Quilt No. 108
Every so often a challenge will come your way. Sometimes you duck it, sometimes you plunge head long into it, throwing caution and your underwear into the wind. Light and Dark in the City was kind of like that. And it all started with a paper bag.
A couple of weeks before Christmas a “paper bag challenge” was announced at quilt guild. It works like this. Fabric, notions and sometimes other non-cloth fibre items are put into a small paper bag. Batting is included, and the quilter who receives the bag must make a small quilt with only the items found in the bag. She can use her own thread and tools, but she may not add any fabric to it. Sounds pretty simple. Until you open the bag.
|Some of the items in the paper bag.|
I’ve never gotten to do one of these before. Generally, there are only two paper bags, for two lucky quilters. People who want to give this a shot put their names in a draw. This particular time not too many people entered. Everyone was eyeball deep in Christmas preparations at home and the project had to be completed by the next meeting, a measly two weeks away. My odds of winning one of the bags were considerably better than usual with fewer names in the draw. And I was pretty darn pleased when my name was announced.
The bag contained about twenty pieces of fabric in solid colours, or “solids” in quilt world jargon. The colours were completely random, not necessarily colours you would intuitively partner up together. There was one print – a black fabric with small white dots. All these pieces were fairly small and varied in size. Also included was a placemat sized piece of batting, and two larger pieces of black cotton. And...a tiny baggie with red, green, and black woolish pieces in it. I heard someone behind me say, “Oh, there’s roving too.” I pretended to know what that meant. Someone else said, sagely, “Ah, for felting.” Roving? Felting? Was it too late to re-raffle the paper bag? I was supposed to create a quilt and learn how to felt in two weeks? All while Christmasing-up my house? Gulp.
I brought the paper bag home and placed the pieces on my quilting table. There were a lot of longish strips – immediately the idea of doing skyscrapers came to me. I am quite fond of quilting cities (Before, Blue collar). There wasn’t a lot of time to ruminate about it. Sometimes I can spend way more than two weeks just thinking about a quilt before I start designing. This was not going to be one of those times.
|"Before" a city quilt I made after 9/11.|
To get myself started I consulted my favourite coffee table book, Skyscrapers. This book profiles several famous buildings and gets your mind past the idea that all buildings are tall boxes that are stubbornly rectangular. It launched my project with a few buildings that were varied in shape, allowing me to comfortably default back to my own building creations...all of which were rectangular boxes.
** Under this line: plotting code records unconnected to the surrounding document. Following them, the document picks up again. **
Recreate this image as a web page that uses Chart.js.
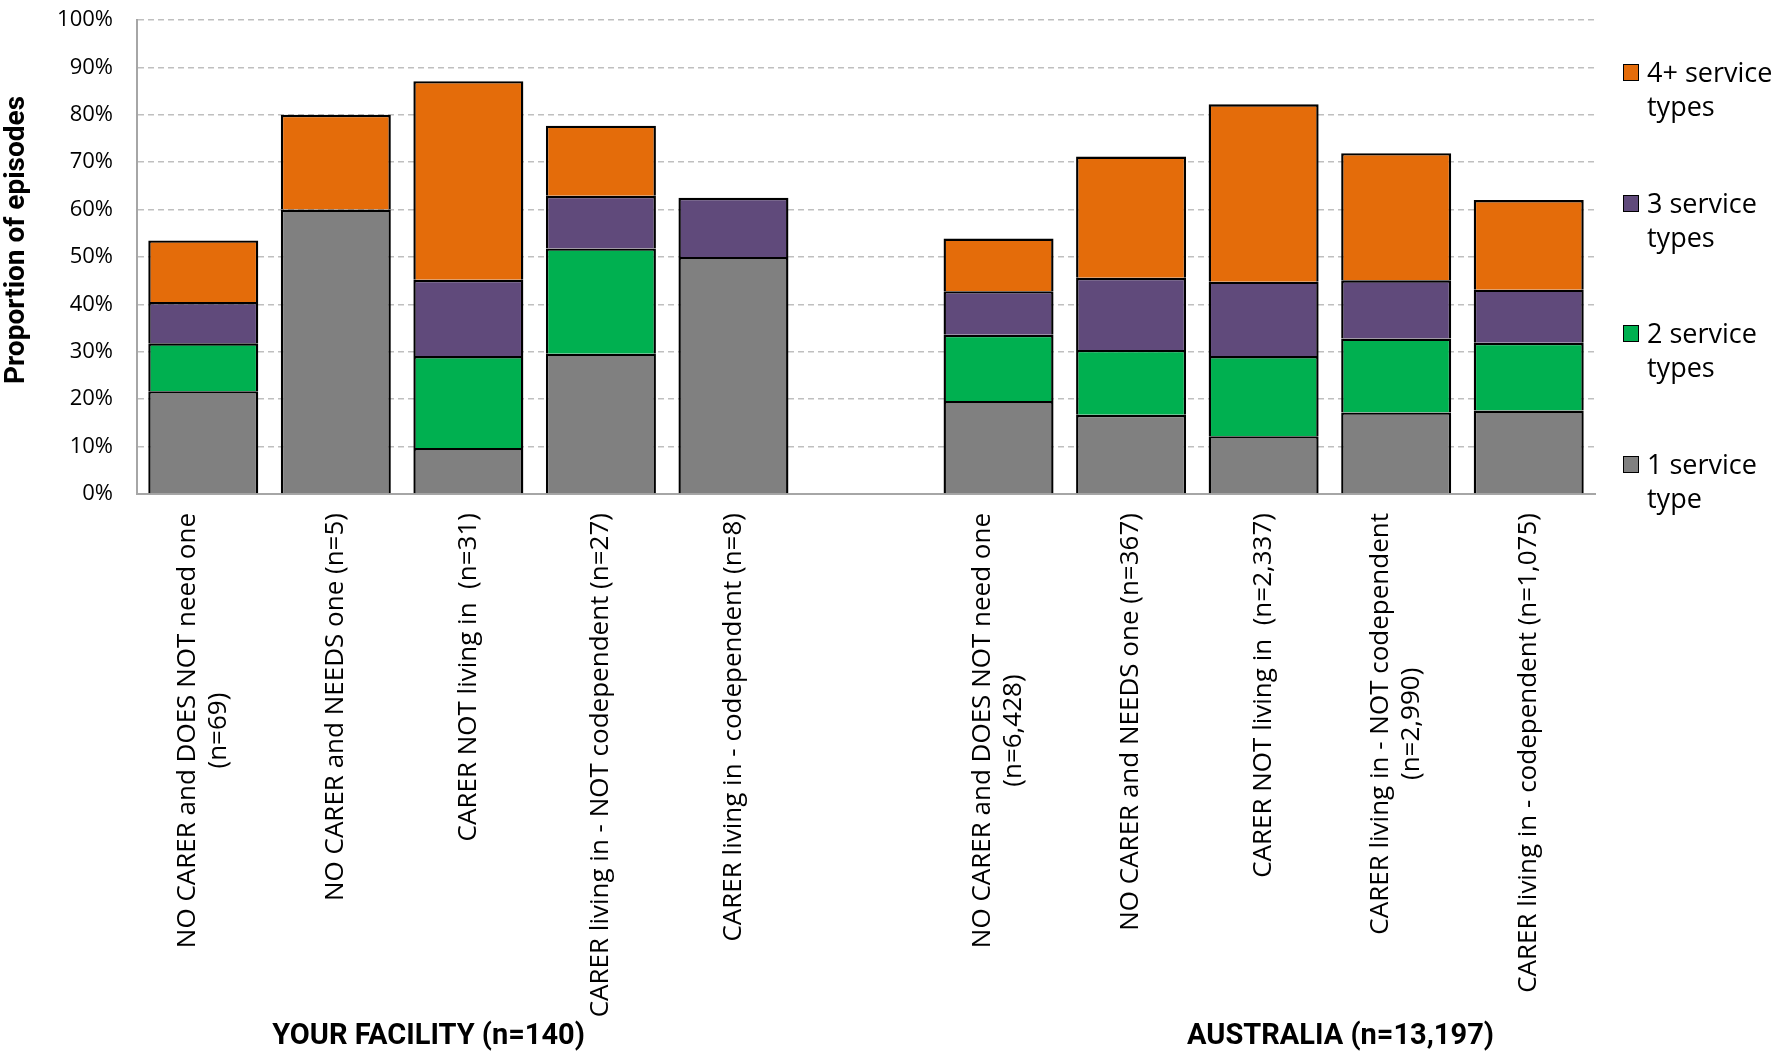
<!DOCTYPE html>
<html>
<head>
<meta charset="utf-8">
<script src="https://cdn.jsdelivr.net/npm/chart.js@4/dist/chart.umd.min.js"></script>
<style>
  body { margin: 0; background: #fff; }
  #wrap { position: relative; width: 1777px; height: 1052px; }
  #legend { position: absolute; left: 1623px; top: 0; font-family: "Open Sans", sans-serif; font-size: 27px; color: #000; }
  .item { position: absolute; left: 0; width: 160px; line-height: 34px; }
  .box { position: absolute; left: 0; top: 9px; width: 14px; height: 15px; border: 1.5px solid #000; }
  .txt { position: absolute; left: 24px; top: 0; white-space: nowrap; }
</style>
</head>
<body>
<div id="wrap">
  <canvas id="chart"></canvas>
  <div id="legend"></div>
</div>
<script>
// categories (each entry = lines of the label), empty slot splits the two groups
var categorias = [
  ['NO CARER and DOES NOT need one', '(n=69)'],
  ['NO CARER and NEEDS one (n=5)'],
  ['CARER NOT living in  (n=31)'],
  ['CARER living in - NOT codependent (n=27)'],
  ['CARER living in - codependent (n=8)'],
  [''],
  ['NO CARER and DOES NOT need one', '(n=6,428)'],
  ['NO CARER and NEEDS one (n=367)'],
  ['CARER NOT living in  (n=2,337)'],
  ['CARER living in - NOT codependent', '(n=2,990)'],
  ['CARER living in - codependent (n=1,075)']
];
var grupos = ['YOUR FACILITY (n=140)', 'AUSTRALIA (n=13,197)'];

// values in %
var umServico      = [21.7, 60, 9.7, 29.6, 50, null, 19.6, 16.7, 12.2, 17.2, 17.6];
var doisServicos   = [10.1, null, 19.4, 22.2, null, null, 14.0, 13.7, 16.9, 15.6, 14.3];
var tresServicos   = [8.7, null, 16.1, 11.1, 12.5, null, 9.2, 15.2, 15.7, 12.3, 11.2];
var quatroServicos = [13.0, 20, 41.9, 14.8, null, null, 11.1, 25.6, 37.4, 26.8, 18.9];

var yTicks = [0, 10, 20, 30, 40, 50, 60, 70, 80, 90, 100];

var series = [
  { label: ['1 service', 'type'], data: umServico, cor: '#808080' },
  { label: ['2 service', 'types'], data: doisServicos, cor: '#00B050' },
  { label: ['3 service', 'types'], data: tresServicos, cor: '#604A7B' },
  { label: ['4+ service', 'types'], data: quatroServicos, cor: '#E46C0A' }
];

var fonte = '"Open Sans", sans-serif';
var fonteBold = 'Roboto, sans-serif';

// Legenda em html (4+ em cima)
var legendaHtml = '';
var topos = [55, 186, 316, 447];
for (var i = 0; i < series.length; i++) {
  var s = series[series.length - 1 - i];
  legendaHtml += '<div class="item" style="top:' + topos[i] + 'px">' +
    '<div class="box" style="background:' + s.cor + '"></div>' +
    '<div class="txt">' + s.label[0] + '<br>' + s.label[1] + '</div></div>';
}
document.getElementById('legend').innerHTML = legendaHtml;

// rótulos do eixo x desenhados girados, linhas centradas entre si
var rotulosPlugin = {
  id: 'rotulos',
  afterDraw: function(chart) {
    var ctx = chart.ctx;
    var x = chart.scales.x;
    var base = chart.chartArea.bottom + 19;
    ctx.save();
    ctx.fillStyle = '#000';
    ctx.font = '26px ' + fonte;
    for (var i = 0; i < categorias.length; i++) {
      var linhas = categorias[i];
      var maxW = 0;
      linhas.forEach(function(l) { maxW = Math.max(maxW, ctx.measureText(l).width); });
      ctx.save();
      ctx.translate(x.getPixelForValue(i), base);
      ctx.rotate(-Math.PI / 2);
      ctx.textAlign = 'center';
      ctx.textBaseline = 'middle';
      for (var k = 0; k < linhas.length; k++) {
        ctx.fillText(linhas[k], -maxW / 2, (k - (linhas.length - 1) / 2) * 31);
      }
      ctx.restore();
    }
    // nomes dos grupos
    ctx.font = 'bold 29px ' + fonteBold;
    ctx.textAlign = 'center';
    ctx.textBaseline = 'middle';
    ctx.fillText(grupos[0], x.getPixelForValue(1.7), 1037);
    ctx.fillText(grupos[1], x.getPixelForValue(8.58), 1037);
    // título do eixo y
    ctx.save();
    ctx.translate(17, 240);
    ctx.rotate(-Math.PI / 2);
    ctx.font = 'bold 28px ' + fonteBold;
    ctx.fillText('Proportion of episodes', 0, 0);
    ctx.restore();
    ctx.restore();
  }
};

var ctx = document.getElementById('chart').getContext('2d');
var grafico = new Chart(ctx, {
  type: 'bar',
  data: {
    labels: categorias.map(function(c) { return c.join(' '); }),
    datasets: series.map(function(s) {
      return {
        label: s.label.join(' '),
        data: s.data,
        backgroundColor: s.cor,
        borderColor: '#000',
        borderWidth: 2.4,
        barPercentage: 0.83,
        categoryPercentage: 1
      };
    })
  },
  options: {
    responsive: true,
    maintainAspectRatio: false,
    animation: false,
    layout: { padding: { top: 20, right: 182, left: 0, bottom: 0 } },
    plugins: { legend: { display: false }, tooltip: { enabled: false } },
    scales: {
      x: {
        stacked: true,
        grid: { display: false },
        border: { display: true, color: '#A6A6A6', width: 2 },
        ticks: { display: false },
        afterFit: function(scale) { scale.height = 558; }
      },
      y: {
        stacked: true,
        min: 0,
        max: 100,
        afterBuildTicks: function(scale) {
          scale.ticks = yTicks.map(function(v) { return { value: v }; });
        },
        afterFit: function(scale) {
          scale.width = 137;
          scale.paddingTop = 0;
          scale.paddingBottom = 0;
        },
        grid: { color: '#BFBFBF', lineWidth: 1.5, drawTicks: false },
        border: { display: true, color: '#A6A6A6', width: 2, dash: [6, 4] },
        ticks: {
          padding: 24,
          color: '#000',
          font: { family: fonte, size: 22 },
          callback: function(v) { return v + '%'; }
        }
      }
    }
  },
  plugins: [rotulosPlugin]
});
</script>
</body>
</html>
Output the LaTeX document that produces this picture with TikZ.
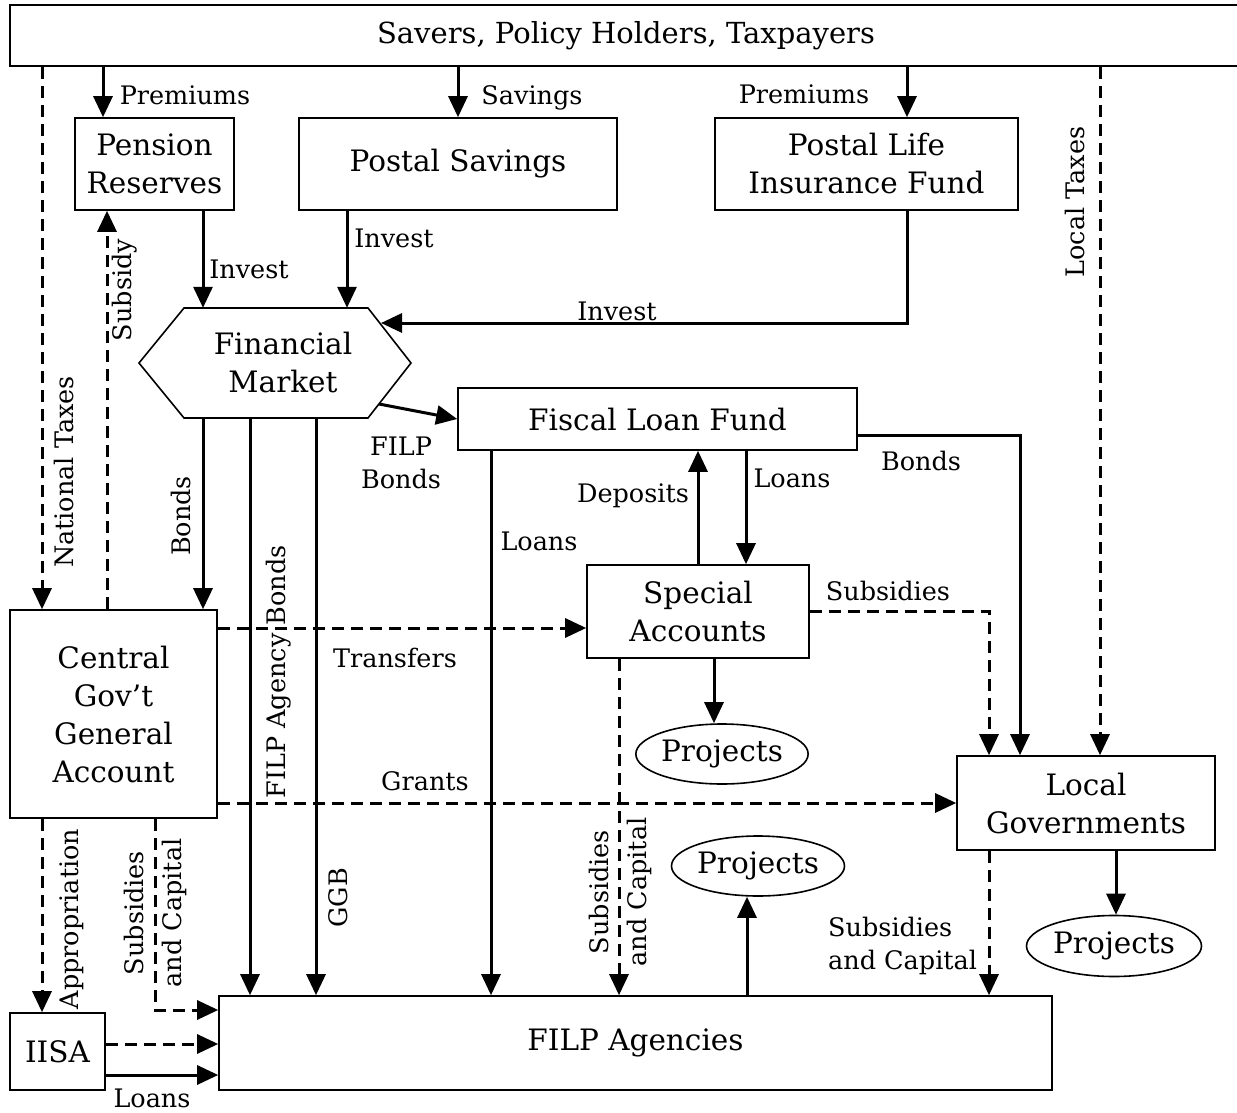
\documentclass[tikz,border=0pt]{standalone}
\usepackage{fontspec}
\setmainfont{DejaVu Serif}
\usetikzlibrary{arrows.meta,shapes.geometric}
\newcommand\nodefnt{\fontsize{29.5}{38}\selectfont}
\newcommand\titlefnt{\fontsize{29}{38}\selectfont}
\newcommand\labfnt{\fontsize{25.5}{33}\selectfont}
\newcommand\rlabfnt{\fontsize{25.5}{38}\selectfont}
\begin{document}
\begin{tikzpicture}[x=1pt,y=-1pt,
  box/.style={draw,line width=1.6pt,inner sep=0pt,align=center,font=\nodefnt},
  oval/.style={ellipse,draw,line width=1.6pt,inner sep=0pt,font=\nodefnt},
  lab/.style={inner sep=0pt,anchor=base,font=\labfnt},
  mlab/.style={inner sep=0pt,font=\labfnt,align=center},
  rlab/.style={inner sep=0pt,rotate=90,font=\rlabfnt,align=center},
  conn/.style={line width=3pt,-{Triangle[length=21pt,width=19pt]}},
  dconn/.style={conn,dash pattern=on 12pt off 7pt},
]
\useasboundingbox (0,0) rectangle (1237,1113);
% nodes
\node[box,line width=2.4pt,font=\titlefnt,minimum width=1232,minimum height=61] (top) at (626,35.5) {Savers, Policy Holders, Taxpayers};
\node[box,minimum width=159,minimum height=92] (pension) at (154.5,164) {Pension\\Reserves};
\node[box,minimum width=318,minimum height=92] (postal) at (458,164) {Postal Savings};
\node[box,minimum width=303,minimum height=92] (life) at (866.5,164) {Postal Life\\Insurance Fund};
\node[minimum width=272,minimum height=110,inner sep=0pt] (fm) at (275,363) {};
\draw[line width=1.6pt] (139,363) -- (184,308) -- (368,308) -- (411,363) -- (368,418) -- (184,418) -- cycle;
\node[font=\nodefnt,align=center,inner sep=0pt] (fmtext) at (283,363) {Financial\\Market};
\node[box,minimum width=399,minimum height=62] (flf) at (657.5,419) {Fiscal Loan Fund};
\node[box,minimum width=222,minimum height=93] (sa) at (698,611.5) {Special\\Accounts};
\node[box,minimum width=207,minimum height=208] (cg) at (113.5,714) {Central\\Gov’t\\General\\Account};
\node[box,minimum width=258,minimum height=94] (lg) at (1086,803) {Local\\Governments};
\node[box,minimum width=833,minimum height=94] (filp) at (635.5,1043) {FILP Agencies};
\node[box,minimum width=95,minimum height=77] (iisa) at (57.5,1051.5) {IISA};
\node[oval,minimum width=172,minimum height=60] (proj1) at (722,754) {Projects};
\node[oval,minimum width=173,minimum height=60] (proj2) at (758,866) {Projects};
\node[oval,minimum width=175,minimum height=61] (proj3) at (1114,946) {Projects};
\coordinate (fmr) at (381,323);
\coordinate (fmb) at (379,404);
% connectors from top
\draw[conn] (103,0 |- top.south) -- (103,0 |- pension.north);
\node[lab] (l1) at (185,105) {Premiums};
\draw[conn] (458,0 |- top.south) -- (postal.north);
\node[lab] (l2) at (532,105) {Savings};
\draw[conn] (907,0 |- top.south) -- (907,0 |- life.north);
\node[lab] (l3) at (804,104) {Premiums};
\draw[dconn] (1100,0 |- top.south) -- (1100,0 |- lg.north);
\node[rlab] (l4) at (1075,202) {Local Taxes};
\draw[dconn] (42,0 |- top.south) -- (42,0 |- cg.north);
\node[rlab] (l5) at (64,472) {National Taxes};
\draw[dconn] (107,0 |- cg.north) -- (107,0 |- pension.south);
\node[rlab] (l6) at (125,290) {Subsidy};
% invest
\draw[conn] (203,0 |- pension.south) -- (203,0 |- fm.north);
\node[lab] (l7) at (249,278) {Invest};
\draw[conn] (347,0 |- postal.south) -- (347,0 |- fm.north);
\node[lab] (l8) at (394,247) {Invest};
\draw[conn] (907,0 |- life.south) |- (fmr);
\node[lab] (l9) at (617,320) {Invest};
\draw[conn] (fmb) -- (flf.west);
\node[mlab] (l10) at (401,463) {FILP\\Bonds};
% from financial market
\draw[conn] (203,0 |- fm.south) -- (203,0 |- cg.north);
\node[rlab] (l11) at (181,516) {Bonds};
\draw[conn] (250,0 |- fm.south) -- (250,0 |- filp.north);
\node[rlab] (l12) at (279,672) {FILP Agency Bonds};
\draw[conn] (316,0 |- fm.south) -- (316,0 |- filp.north);
\node[rlab] (l13) at (338,898) {GGB};
% from fiscal loan fund
\draw[conn] (491,0 |- flf.south) -- (491,0 |- filp.north);
\node[lab] (l14) at (539,550) {Loans};
\draw[conn] (698,0 |- sa.north) -- (698,0 |- flf.south);
\node[lab] (l15) at (633,502) {Deposits};
\draw[conn] (746,0 |- flf.south) -- (746,0 |- sa.north);
\node[lab] (l16) at (792,487) {Loans};
\draw[conn] (flf.east |- 0,435) -| (1020,0 |- lg.north);
\node[lab] (l17) at (921,470) {Bonds};
% central gov
\draw[dconn] (cg.east |- 0,628) -- (sa.west |- 0,628);
\node[lab] (l18) at (395,667) {Transfers};
\draw[dconn] (cg.east |- 0,803) -- (lg.west |- 0,803);
\node[lab] (l19) at (425,790) {Grants};
\draw[dconn] (42,0 |- cg.south) -- (42,0 |- iisa.north);
\node[rlab] (l20) at (72,919) {Appropriation};
\draw[dconn] (155,0 |- cg.south) |- (filp.west |- 0,1010);
\node[rlab] (l21) at (155,913) {Subsidies\\and Capital};
% special accounts
\draw[dconn] (sa.east |- 0,611) -| (989,0 |- lg.north);
\node[lab] (l22) at (888,600) {Subsidies};
\draw[conn] (714,0 |- sa.south) -- (714,0 |- proj1.north);
\draw[dconn] (619,0 |- sa.south) -- (619,0 |- filp.north);
\node[rlab] (l23) at (620,892) {Subsidies\\and Capital};
% local governments
\draw[conn] (1116,0 |- lg.south) -- (1116,0 |- proj3.north);
\draw[dconn] (989,0 |- lg.south) -- (989,0 |- filp.north);
\node[mlab,align=left,anchor=west] (l24) at (828,946) {Subsidies\\and Capital};
% filp agencies
\draw[conn] (747,0 |- filp.north) -- (747,0 |- proj2.south);
% IISA
\draw[dconn] (iisa.east |- 0,1044) -- (filp.west |- 0,1044);
\draw[conn] (iisa.east |- 0,1075) -- (filp.west |- 0,1075);
\node[lab] (l25) at (152,1107) {Loans};
\end{tikzpicture}
\end{document}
I wanted to create a harbour skyline, a long one. However, this was limited by the size of the batting, which was cut to the dimensions of a placemat. Ha! Limiting factor or not, I could at least alter the batting into a long and narrow shape by cutting and piecing it, two activities that basically define quilting. This generated a new limiting factor – I now had a maximum of 8 ½ inches for those tall skyscrapers. Not much room left for the water – and no city skyline looks quite right unless it’s on water. Night time city skylines also have those grand reflections in the harbour water – I wanted to capture those too. There was just enough room to squeeze in some light reflections using my favourite shiny rayon thread.
To use up the roving - whatever it is - I machine quilted over it to create clouds. Learning to felt would have to wait for another day. Or another challenge.
I finished the piecing and the quilting and turned to my carefully conserved strips of black that I’d saved for the binding. I was four inches short. I had three other pieces left that were big enough to help me out – white, hot pink, and the black/white dot piece. I decided to use the hot pink. To make it look like I’d planned it that way all along, I ran the pink fabric through the printer and printed out the name of the quilt on it. After many test pieces I was able to sew it on so that the words lined up centered in the quarter inch wide piece of pink on the binding. Alas, the pink was then too dominant and distracting. I fused in some strips of black to de-emphasize it as much as I could. It would have to do – painting black over the pink would have sent me straight to the cheater’s list.
|Julie and Linda with their tale of two cities.|
I would have to say that I truly learned a lot from this challenge. But, nope, I didn't learn how to do felting. I'm saving that for another day.